The deal meant thousands of children tasted live football for the first time. And we all know how the first experience is a crucial factor in picking your favourite team.
Those 'kids' are now the young adults who are season ticket holders in their own right. That first meeting became lifelong love.
Meanwhile, the management and players were regularly rolled out for fans' forum events and other opportunities to meet the supporters. Although a gradual process, it narrowed the gap between fan and footballer, and made the supporters feel much more a part of the club.
And the introduction of interest-free, staged payments for season tickets must have made a big difference to people who could not afford to pay up front.
Alan Switzer, director in the Deloitte sports business group, highlighted a 'combination of factors'.
He said: 'They are doing well on the pitch, with a realistic chance of Premiership football, They've been sensible with a modest increase in prices, and they have worked very hard to become a community club. They also have a great young manager.'
He added: 'They way in which Norwich work with the community is something that other clubs could learn from.'
There is, of course, a national context in which to place this issue.
While in the late 1980s and 1990s, Carrow Road sell-outs were almost as rare as an Ian Culverhouse goal, the picture was mirrored at most English grounds.
After years of high-profile outbreaks of football-related violence, the sport's family-friendly image was besmirched.

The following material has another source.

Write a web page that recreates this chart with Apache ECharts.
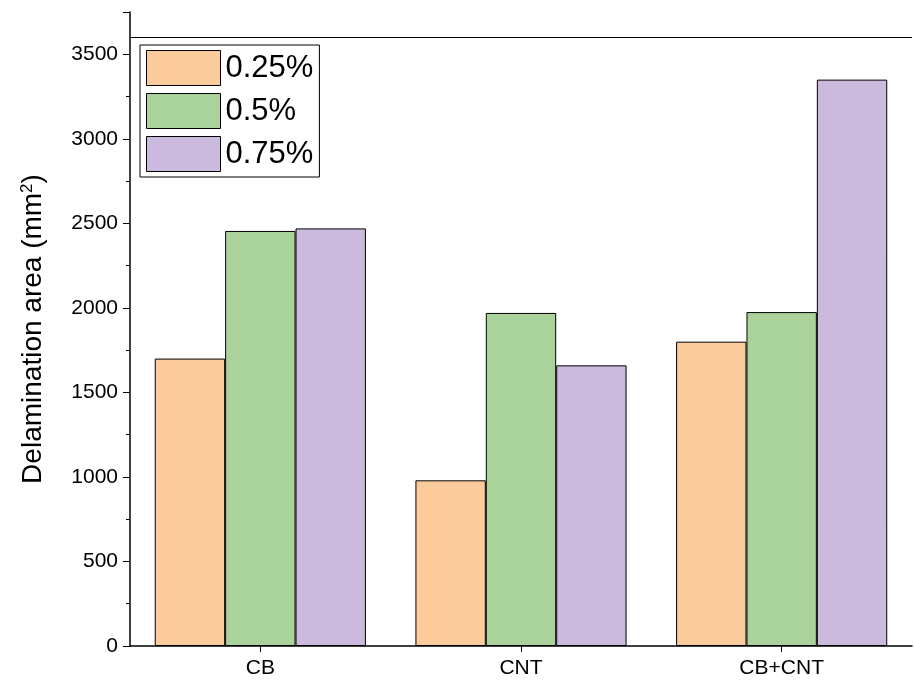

I remember attending matches at Carrow Road with a sense of trepidation - particularly when certain teams came visiting. And I'm sure that there were plenty of families that relegated a visit to the footie to the bottom of the league when choosing a weekend day out.
But few clubs have recorded such sustained growth in attendances as Norwich City.
To give it added perspective, it is worth noting that Norwich's average attendance this year is higher that the average for seven Premier League sides: Fulham, Birmingham, West Brom, Blackburn, Bolton, Wigan and Blackpool.
And the average home gate of a club that will always draw comparison with Norwich City, Ipswich Town, is just 19,306. And all at a club that has had a high-profile manager, plenty of big signings - and no recent visits to the third flight.
But all of the above is really just background music when compared to the single most important factor in soaring season ticket sales at Norwich City - the fans.
The marketing team could try all they might, the team could keep winning with style and the sun could shine every Saturday afternoon. But if the supporters weren't so extraordinary, it would make precious little difference.
As Delia Smith keeps saying, Norwich City have the 'best fans in the world'. And, yet again, her proud boast is being backed by the facts.